This invention relates to a linear array of continuous line hydrophones and, more particularly, to improved means for coupling continuous line hydrophone outputs to a data recording system.
In the field of seismic signal detection, it has long been recognized that a linear array of detectors having a length greater than one wavelength provides a directional response and thereby cancels undesired seismic signals. It has also long been recognized that a continuous line detector or hydrophone is the ultimate linear detector and that a hydrophone comprising a plurality of discrete detectors is at best only an approximation of such a continuous line detector. These facts were disclosed in U.S. Pat. No. 1,584,613, issued to D. F. Comstock, et al., for a Wave Detector, on May 11, 1926. The Comstock patent disclosed variable resistance, magnetic and electrostatic line hydrophones.
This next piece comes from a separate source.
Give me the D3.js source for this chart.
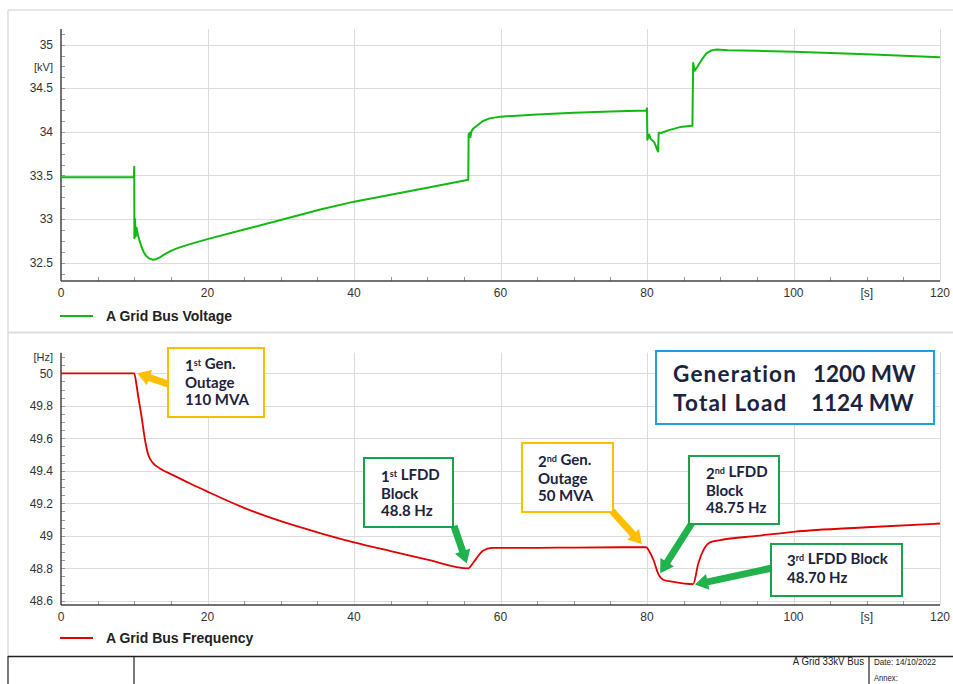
<!DOCTYPE html>
<html><head><meta charset="utf-8">
<script src="https://cdn.jsdelivr.net/npm/d3@7"></script>
<style>
html,body{margin:0;padding:0;background:#fff;}
svg{display:block;}
</style></head>
<body>
<svg id="c" width="953" height="684"></svg>
<script>
// ---------------- DATA ----------------
const voltTime = [0, 9.95, 10.0, 10.02, 10.1, 10.2, 10.3, 10.5, 10.7, 11.0, 11.3, 11.6, 12.0, 12.5, 13.0, 13.5, 14.0, 15.0, 16.0, 17.5, 20, 25, 30, 35.4, 40, 45, 50, 55.6,
  55.65, 55.8, 55.9, 56.0, 56.3, 56.8, 57.5, 58.5, 60, 65, 70, 75, 79.9,
  80.0, 80.05, 80.3, 80.5, 81.0, 81.5, 81.6, 82.0, 83.0, 84.5, 86.2,
  86.3, 86.5, 86.9, 87.5, 88.1, 88.8, 89.5, 91, 95, 100, 105, 110, 115, 120];
const voltValue = [33.48, 33.48, 33.60, 32.78, 33.00, 32.80, 32.90, 32.82, 32.76, 32.68, 32.62, 32.58, 32.55, 32.535, 32.54, 32.56, 32.59, 32.635, 32.67, 32.71, 32.77, 32.88, 32.99, 33.11, 33.20, 33.28, 33.36, 33.45,
  33.97, 33.99, 33.94, 34.00, 34.04, 34.07, 34.12, 34.155, 34.175, 34.20, 34.22, 34.235, 34.245,
  34.27, 33.91, 33.97, 33.92, 33.88, 33.775, 33.99, 33.99, 34.02, 34.055, 34.07,
  34.79, 34.70, 34.75, 34.83, 34.90, 34.935, 34.945, 34.935, 34.93, 34.918, 34.905, 34.89, 34.872, 34.855];

const freqTime = [0, 10, 10.3, 10.55, 11.0, 11.47, 11.9, 12.6, 13.5, 15.3, 17.5, 20, 25, 30, 35, 40, 45, 50, 55.6,
  56.2, 56.7, 57.6, 58.8, 65, 70, 79.9, 80.3, 80.9, 81.5, 82.2, 83.6, 86.3, 87.0, 87.7, 88.6, 90, 95, 100, 110, 120];
const freqValue = [50, 50, 49.93, 49.856, 49.733, 49.59, 49.50, 49.446, 49.415, 49.374, 49.325, 49.272, 49.172, 49.09, 49.022, 48.96, 48.906, 48.854, 48.80,
  48.83, 48.86, 48.908, 48.926, 48.926, 48.928, 48.93, 48.905, 48.85, 48.77, 48.73, 48.717, 48.703, 48.83, 48.912, 48.96, 48.974, 49.0, 49.025, 49.053, 49.076];

const xTicks = [0, 20, 40, 60, 80, 100, 120];
const xUnit = "[s]";
const voltTicks = [32.5, 33, 33.5, 34, 34.5, 35];
const freqTicks = [48.6, 48.8, 49, 49.2, 49.4, 49.6, 49.8, 50];
const voltUnit = "[kV]";
const freqUnit = "[Hz]";
const voltLegend = "A Grid Bus Voltage";
const freqLegend = "A Grid Bus Frequency";

// annotations: lines (with superscript markers), arrow tip in data coords
const annoLines = [
  [["1", "st", " Gen."], ["Outage"], ["110 MVA"]],
  [["1", "st", " LFDD"], ["Block"], ["48.8 Hz"]],
  [["2", "nd", " Gen."], ["Outage"], ["50 MVA"]],
  [["2", "nd", " LFDD"], ["Block"], ["48.75 Hz"]],
  [["3", "rd", " LFDD Block"], ["48.70 Hz"]]
];
const annoKind = ["gen", "lfdd", "gen", "lfdd", "lfdd"];
const annoTipTime = [10.4, 55.4, 79.3, 81.8, 86.55];
const annoTipFreq = [50.0, 48.83, 48.95, 48.77, 48.70];
const summaryLabels = ["Generation", "Total Load"];
const summaryValues = ["1200 MW", "1124 MW"];
const footerTitle = "A Grid 33kV Bus";
const footerDate = "Date: 14/10/2022";
const footerAnnex = "Annex:";

// ---------------- LAYOUT ----------------
const svg = d3.select("#c");
const FONT = "'Liberation Sans', Arial, sans-serif";
const AFONT = "Lato, 'Open Sans', sans-serif";
const NAVY = "#1b2340";
const COL = {volt: "#12b812", freq: "#e00000", gen: "#ffbf00", lfdd: "#17a34a", lfddArrow: "#22b24c", blue: "#1ea0dc"};

const x = d3.scaleLinear().domain([0, 120]).range([61, 940]);
const yV = d3.scaleLinear().domain([32.29, 35.18]).range([281, 29]);
const yF = d3.scaleLinear().domain([48.5745, 50.127]).range([605, 352.7]);

// panel frames
const frame = svg.append("g");
frame.append("line").attr("x1", 8).attr("x2", 953).attr("y1", 10).attr("y2", 10).attr("stroke", "#dedede").attr("stroke-width", 1.5);
frame.append("line").attr("x1", 8).attr("x2", 8).attr("y1", 10).attr("y2", 656).attr("stroke", "#dedede").attr("stroke-width", 1.5);
frame.append("line").attr("x1", 8).attr("x2", 953).attr("y1", 332.5).attr("y2", 332.5).attr("stroke", "#dedede").attr("stroke-width", 2);

function panel(y, ticks, minorStep, unitLabel, unitY, tickY) {
  const g = svg.append("g");
  const [y0, y1] = y.range();
  g.selectAll(".hg").data(ticks).join("line")
    .attr("x1", x(0)).attr("x2", x(120))
    .attr("y1", d => Math.round(y(d)) + 0.5).attr("y2", d => Math.round(y(d)) + 0.5)
    .attr("stroke", "#dcdcdc").attr("stroke-width", 1);
  g.selectAll(".vg").data(xTicks.filter(d => d > 0)).join("line")
    .attr("x1", d => Math.round(x(d)) + 0.5).attr("x2", d => Math.round(x(d)) + 0.5)
    .attr("y1", y1).attr("y2", y0)
    .attr("stroke", "#dcdcdc").attr("stroke-width", 1);
  const minorX = d3.range(5, 120, 5).filter(d => d % 20 !== 0);
  g.selectAll(".mx").data(minorX).join("line")
    .attr("x1", d => Math.round(x(d)) + 0.5).attr("x2", d => Math.round(x(d)) + 0.5)
    .attr("y1", y0).attr("y2", y0 - 4).attr("stroke", "#999");
  const dom = y.domain();
  const minorY = d3.range(Math.ceil(dom[0] / minorStep) * minorStep, dom[1], minorStep);
  g.selectAll(".my").data(minorY).join("line")
    .attr("x1", x(0)).attr("x2", x(0) + 4)
    .attr("y1", d => Math.round(y(d)) + 0.5).attr("y2", d => Math.round(y(d)) + 0.5)
    .attr("stroke", "#999");
  g.append("line").attr("x1", x(0)).attr("x2", x(0)).attr("y1", y1).attr("y2", y0).attr("stroke", "#444").attr("stroke-width", 1.5);
  g.append("line").attr("x1", x(0)).attr("x2", x(120)).attr("y1", y0).attr("y2", y0).attr("stroke", "#444").attr("stroke-width", 1.5);
  g.selectAll(".yl").data(ticks).join("text")
    .attr("x", 53).attr("y", d => y(d)).attr("dy", "0.35em")
    .attr("text-anchor", "end").attr("font-family", FONT).attr("font-size", 12).attr("fill", "#333")
    .text(d => d3.format("~g")(d));
  g.selectAll(".xl").data(xTicks).join("text")
    .attr("x", d => x(d)).attr("y", tickY)
    .attr("text-anchor", "middle").attr("font-family", FONT).attr("font-size", 12).attr("fill", "#333")
    .text(d => d);
  g.append("text").attr("x", x(110)).attr("y", tickY).attr("text-anchor", "middle")
    .attr("font-family", FONT).attr("font-size", 12).attr("fill", "#333").text(xUnit);
  g.append("text").attr("x", 53).attr("y", unitY).attr("dy", "0.35em").attr("text-anchor", "end")
    .attr("font-family", FONT).attr("font-size", 11).attr("fill", "#333").text(unitLabel);
  return g;
}

panel(yV, voltTicks, 0.125, voltUnit, 66.7, 297);
panel(yF, freqTicks, 0.05, freqUnit, 356.7, 621);

const vData = voltTime.map((t, i) => [t, voltValue[i]]);
const fData = freqTime.map((t, i) => [t, freqValue[i]]);
svg.append("path").datum(vData)
  .attr("d", d3.line().x(d => x(d[0])).y(d => yV(d[1])))
  .attr("fill", "none").attr("stroke", COL.volt).attr("stroke-width", 2).attr("stroke-linejoin", "round");
svg.append("path").datum(fData)
  .attr("d", d3.line().curve(d3.curveMonotoneX).x(d => x(d[0])).y(d => yF(d[1])))
  .attr("fill", "none").attr("stroke", COL.freq).attr("stroke-width", 1.8).attr("stroke-linejoin", "round");

function legend(yc, color, label) {
  svg.append("line").attr("x1", 60).attr("x2", 93).attr("y1", yc).attr("y2", yc).attr("stroke", color).attr("stroke-width", 2);
  svg.append("text").attr("x", 106).attr("y", yc).attr("dy", "0.36em")
    .attr("font-family", FONT).attr("font-weight", "bold").attr("font-size", 14).attr("fill", "#222").text(label);
}
legend(316, COL.volt, voltLegend);
legend(638, COL.freq, freqLegend);

const boxLayout = [
  {x: 168, y: 348, w: 96, h: 69, tx: 185, ty: 366, tail: [168, 384]},
  {x: 364, y: 458, w: 89, h: 69, tx: 381, ty: 477, tail: [454, 526]},
  {x: 522, y: 443, w: 91, h: 69, tx: 538, ty: 462, tail: [612, 511]},
  {x: 689, y: 456, w: 90, h: 68, tx: 706, ty: 474, tail: [692, 523]},
  {x: 771, y: 544, w: 131, h: 52, tx: 787, ty: 561, tail: [772, 568]}
];

function arrowPts(x1, y1, x2, y2, sw, hw, hl) {
  const dx = x2 - x1, dy = y2 - y1, L = Math.hypot(dx, dy);
  const ux = dx / L, uy = dy / L, nx = -uy, ny = ux;
  const bx = x2 - ux * hl, by = y2 - uy * hl;
  const p = [
    [x1 + nx * sw / 2, y1 + ny * sw / 2],
    [bx + nx * sw / 2, by + ny * sw / 2],
    [bx + nx * hw / 2, by + ny * hw / 2],
    [x2, y2],
    [bx - nx * hw / 2, by - ny * hw / 2],
    [bx - nx * sw / 2, by - ny * sw / 2],
    [x1 - nx * sw / 2, y1 - ny * sw / 2]
  ];
  return p.map(q => q.join(",")).join(" ");
}

const ag = svg.append("g");
annoLines.forEach((lines, i) => {
  const L = boxLayout[i];
  const kind = annoKind[i];
  const stroke = kind === "gen" ? COL.gen : COL.lfdd;
  const arrowCol = kind === "gen" ? COL.gen : COL.lfddArrow;
  const tipX = x(annoTipTime[i]), tipY = yF(annoTipFreq[i]);
  ag.append("polygon").attr("points", arrowPts(L.tail[0], L.tail[1], tipX, tipY, 7, 16, 13))
    .attr("fill", arrowCol);
  ag.append("rect").attr("x", L.x).attr("y", L.y).attr("width", L.w).attr("height", L.h)
    .attr("fill", "#fff").attr("stroke", stroke).attr("stroke-width", 2);
  lines.forEach((parts, j) => {
    const t = ag.append("text").attr("x", L.tx).attr("y", L.ty + j * 17).attr("dy", "0.35em")
      .attr("font-family", AFONT).attr("font-weight", 700).attr("font-size", 15).attr("fill", NAVY);
    if (parts.length === 1) {
      t.text(parts[0]);
    } else {
      t.append("tspan").text(parts[0]);
      t.append("tspan").attr("font-size", 9).attr("dy", "-0.55em").text(parts[1]);
      t.append("tspan").attr("dy", "0.2em").text(parts[2]);
    }
  });
});

ag.append("rect").attr("x", 656).attr("y", 351).attr("width", 278).attr("height", 73)
  .attr("fill", "#fff").attr("stroke", COL.blue).attr("stroke-width", 2);
const valueX = [813, 811];
summaryLabels.forEach((lab, i) => {
  ag.append("text").attr("x", 673).attr("y", 374 + i * 29).attr("dy", "0.35em")
    .attr("font-family", AFONT).attr("font-weight", 700).attr("font-size", 22.5).attr("letter-spacing", 1.2)
    .attr("fill", NAVY).text(lab);
  ag.append("text").attr("x", valueX[i]).attr("y", 374 + i * 29).attr("dy", "0.35em")
    .attr("font-family", AFONT).attr("font-weight", 700).attr("font-size", 22.5).attr("letter-spacing", 0)
    .attr("fill", NAVY).text(summaryValues[i]);
});

const fg = svg.append("g");
fg.append("line").attr("x1", 8).attr("x2", 953).attr("y1", 656.5).attr("y2", 656.5).attr("stroke", "#222").attr("stroke-width", 1.5);
[8, 134, 869].forEach(xx => fg.append("line").attr("x1", xx).attr("x2", xx).attr("y1", 656).attr("y2", 684).attr("stroke", "#222").attr("stroke-width", 1.2));
fg.append("text").attr("x", 864).attr("y", 665).attr("text-anchor", "end").attr("font-family", FONT)
  .attr("font-size", 10).attr("fill", "#222").attr("transform", "translate(864,0) scale(0.97,1) translate(-864,0)").text(footerTitle);
fg.append("text").attr("x", 874).attr("y", 665).attr("font-family", FONT)
  .attr("font-size", 9).attr("fill", "#222").attr("transform", "translate(874,0) scale(0.9,1) translate(-874,0)").text(footerDate);
fg.append("text").attr("x", 874).attr("y", 681.5).attr("font-family", FONT)
  .attr("font-size", 8.5).attr("fill", "#222").attr("transform", "translate(874,0) scale(0.9,1) translate(-874,0)").text(footerAnnex);
</script>
</body></html>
The Comstock patent also disclosed in its last paragraph that a "self-activity" effect had been observed.
This self-activity effect is believed to be essentially the same as the response disclosed in U.S. Pat. No. 3,763,482, issued to C. F. Burney, et al., for a Coaxial Cable Transducer, on Oct. 2, 1973. In the Burney disclosure, a coaxial cable dielectric is permanently polarized by being heated and then cooled while being subjected to a high-voltage DC potential. As Burney discloses, this permanently polarized dielectric is commonly known as an "electret" and has been known since the early 1920s. Modern thermosetting plastics, which have long charge lives, have only recently made it practical to manufacture electret transducers.
Modern seismic prospecting systems typically include a plurality of seismometer groups or arrays arranged in a line or spread. In marine seismic prospecting systems, groups of hydrophones are assembled in a cable and the entire assembly forms a streamer which is towed behind a ship which carries recording equipment. Each group is large enough to provide the surface wave cancellation effect disclosed in the Comstock patent. The use of a large number of these groups allows the seismic inspection of a larger area, as well as providing many other improvements in the quality of data acquired. It has been common practice to interconnect the plurality of groups to recording equipment by means of a multiconductor cable running from the recorders to all of the groups. These cables have become quite large, complex, and expensive, as the number of groups has been increased and the surface coverage has been extended to the range of one mile. A U.S. Pat. No. 3,781,778, issued to Sawin, et al., on Dec. 25, 1973, for a Marine Streamer Cable, discloses a new configuration of a cable of this type.
Some of the problems associated with the use of multiconductor cables in seismic exploration were recognized in and solved by the U.S. Pat. No. 3,239,803, issued to J. J. Godbey, on Mar. 8, 1966, for a Variable Capacitance Geophone Assembly for Seismic Prospecting. Godbey's disclosure solves the multiconductor cable problems by providing a geophone which generates a carrier wave signal which is frequency-modulated by acoustic waves which impinge upon the geophones. Each geophone operates at a separate center frequency so that all the signals from a plurality of geophones may be coupled onto a single transmission line, such as coaxial cable. At the recorder end of the cable, electronic circuitry separates the signals according to frequency so that each geophone output is separately recorded, even though all are transmitted simultaneously over a single two-conductor cable.
Thus, it is seen that various continuous line geophones have been known and used and that methods of transmitting a plurality of geophone signals on a simple two-wire transmission line have been known, but that the advantages achieved by these two improvements have never been combined.
Accordingly, an object of the present invention is to provide an improved continuous line hydrophone.
Another object of the present invention is to provide a hydrophone streamer comprising linear transducer elements.
Yet another object of the present invention is to provide a hydrophone array in which all hydrophone outputs are coupled to a recorder by a single two-conductor transmission line.